The AIM-traded firm said two down-the-hole hammer percussion holes were drilled at depths of 67 metres on hole M17H001, and 61 metres on hole M17H002.
Four metres of kimberlite was intersected from 54 to 58 metres at hole M17H001, which the board said was one of the thickest intersections of kimberlite discovered in the Marsfontein-Thorny River project area, aside from the Marsfontein M1 pipe, and thus warranted detailed ground geophysics in the area to position further drill holes accurately, and delineating the kimberlite blow.
No kimberlite was identified at hole M17H002.
The company said the kimberlite cluster of Thorny River-Marsfontein-Klipspringer had proved consistent in terms of its high-grade and diamond assortment, which contained a “relative abundance” of coloured stones.
Aside from the Klipspringer mine, the most economic zones had been the blows, being the Sugarbird, Kudu and the Marsfontein mine.
The firm said the purpose of the current exploration programme was to find more of those blows at Marsfontein.

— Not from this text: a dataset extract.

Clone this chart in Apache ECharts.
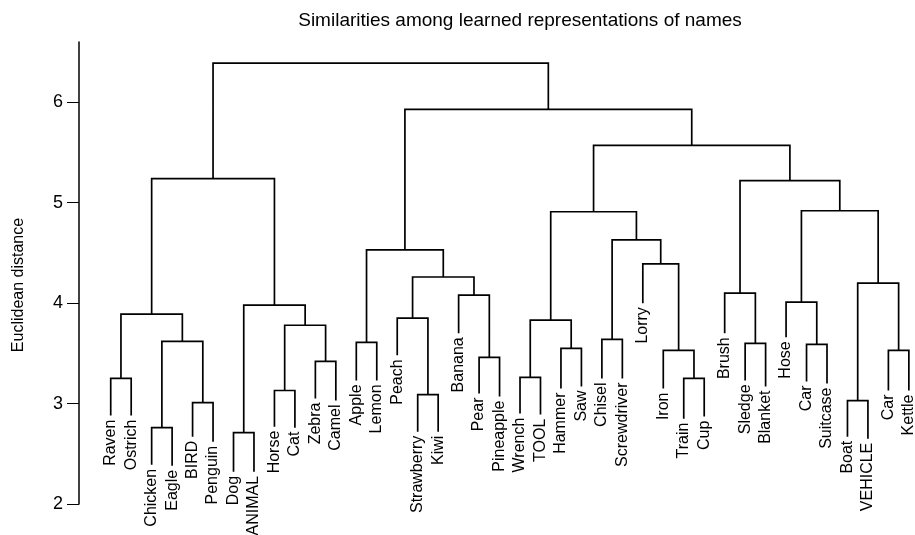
<!DOCTYPE html>
<html>
<head>
<meta charset="utf-8">
<script src="https://cdn.jsdelivr.net/npm/echarts@6/dist/echarts.min.js"></script>
<style>
  html, body { margin: 0; padding: 0; background: #fff; }
  #main { width: 915px; height: 535px; }
</style>
</head>
<body>
<div id="main"></div>
<script>
  // leaf names, left to right
  var leaves = ['Raven', 'Ostrich', 'Chicken', 'Eagle', 'BIRD', 'Penguin', 'Dog', 'ANIMAL',
    'Horse', 'Cat', 'Zebra', 'Camel', 'Apple', 'Lemon', 'Peach', 'Strawberry', 'Kiwi',
    'Banana', 'Pear', 'Pineapple', 'Wrench', 'TOOL', 'Hammer', 'Saw', 'Chisel', 'Screwdriver',
    'Lorry', 'Iron', 'Train', 'Cup', 'Brush', 'Sledge', 'Blanket', 'Hose', 'Car', 'Suitcase',
    'Boat', 'VEHICLE', 'Car', 'Kettle'];
  // where each leaf line stops (label starts just below)
  var leafBottoms = [2.88, 2.88, 2.39, 2.38, 2.67, 2.62, 2.32, 2.32,
    2.77, 2.76, 3.05, 3.03, 3.23, 3.23, 3.48, 2.72, 2.72,
    3.70, 3.10, 3.07, 2.90, 2.89, 3.15, 3.17, 3.25, 3.25,
    4.00, 3.15, 2.85, 2.87, 3.70, 3.23, 3.17, 3.66, 3.22, 3.20,
    2.67, 2.65, 3.13, 3.13];
  // merges: node ids (0-39 leaves, 40+ = result of merge i)
  var mergePairs = [[0, 1], [2, 3], [4, 5], [41, 42], [40, 43], [6, 7], [8, 9], [10, 11],
    [46, 47], [45, 48], [44, 49], [12, 13], [15, 16], [14, 52], [18, 19], [17, 54],
    [53, 55], [51, 56], [20, 21], [22, 23], [58, 59], [24, 25], [28, 29], [27, 62],
    [26, 63], [61, 64], [60, 65], [31, 32], [30, 67], [34, 35], [33, 69], [36, 37],
    [38, 39], [71, 72], [70, 73], [68, 74], [66, 75], [57, 76], [50, 77]];
  var mergeHeights = [3.25, 2.76, 3.01, 3.62, 3.89, 2.71, 3.13, 3.42,
    3.78, 3.98, 5.24, 3.61, 3.09, 3.85, 3.46, 4.08,
    4.26, 4.53, 3.26, 3.55, 3.83, 3.64, 3.25, 3.53,
    4.39, 4.63, 4.91, 3.60, 4.10, 3.59, 4.01, 3.03,
    3.53, 4.20, 4.92, 5.22, 5.57, 5.93, 6.39];
  var yTicks = [2, 3, 4, 5, 6];

  var font = 'Liberation Sans, Arial, Helvetica, sans-serif';

  // cluster x = midpoint of its two children
  var nodeX = leaves.map(function (n, i) { return i; });
  var nodeH = leafBottoms.slice();
  var links = [];
  mergePairs.forEach(function (p, i) {
    var a = p[0], b = p[1], h = mergeHeights[i];
    links.push([nodeX[a], nodeH[a], nodeX[b], nodeH[b], h]);
    nodeX.push((nodeX[a] + nodeX[b]) / 2);
    nodeH.push(h);
  });
  var labelData = leaves.map(function (n, i) { return [i, leafBottoms[i]]; });

  var myChart = echarts.init(document.getElementById('main'));
  myChart.setOption({
    backgroundColor: '#fff',
    animation: false,
    title: {
      text: 'Similarities among learned representations of names',
      left: 515,
      textAlign: 'center',
      top: 6,
      textStyle: { fontSize: 19, fontWeight: 'normal', color: '#000', fontFamily: font }
    },
    grid: { left: 79, right: 0, top: 42, bottom: 31 },
    xAxis: { type: 'value', min: -1.55, max: 39.3, show: false },
    yAxis: {
      type: 'value',
      min: 2,
      max: 6.6,
      interval: 1,
      name: 'Euclidean distance',
      nameLocation: 'middle',
      nameRotate: 90,
      nameGap: 52,
      nameTextStyle: { fontSize: 16, color: '#000', fontFamily: font, padding: [0, 24, 0, 0] },
      axisLine: { show: true, onZero: false, lineStyle: { color: '#000', width: 1.5 } },
      axisTick: { show: true, length: 12, customValues: yTicks, lineStyle: { color: '#000', width: 1 } },
      axisLabel: { fontSize: 18, color: '#000', margin: 16, fontFamily: font, customValues: yTicks },
      splitLine: { show: false }
    },
    series: [{
      type: 'custom',
      data: links,
      encode: { x: [0, 2], y: [1, 3, 4] },
      renderItem: function (params, api) {
        var h = api.value(4);
        var a0 = api.coord([api.value(0), api.value(1)]);
        var a1 = api.coord([api.value(0), h]);
        var b1 = api.coord([api.value(2), h]);
        var b0 = api.coord([api.value(2), api.value(3)]);
        return {
          type: 'polyline',
          shape: { points: [a0, a1, b1, b0] },
          style: { stroke: '#000', lineWidth: 1.7, fill: null }
        };
      }
    }, {
      type: 'custom',
      data: labelData,
      encode: { x: 0, y: 1 },
      renderItem: function (params, api) {
        var p = api.coord([api.value(0), api.value(1)]);
        return {
          type: 'text',
          x: p[0],
          y: p[1] + 4,
          rotation: Math.PI / 2,
          style: {
            text: leaves[params.dataIndex],
            fill: '#000',
            font: '16px ' + font,
            align: 'right',
            verticalAlign: 'middle'
          }
        };
      }
    }]
  });
</script>
</body>
</html>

“Detailed ground geophysics, particularly ground electromagnetics which has been successfully used on Thorny River, is already in the advanced planning stage to continue the next phase of drilling on the kimberlite blow,” the board said in its statement.
“This programme will also extend to other potential kimberlite blows in the Marsfontein-Thorny River project area. These activities are planned for the next quarter.”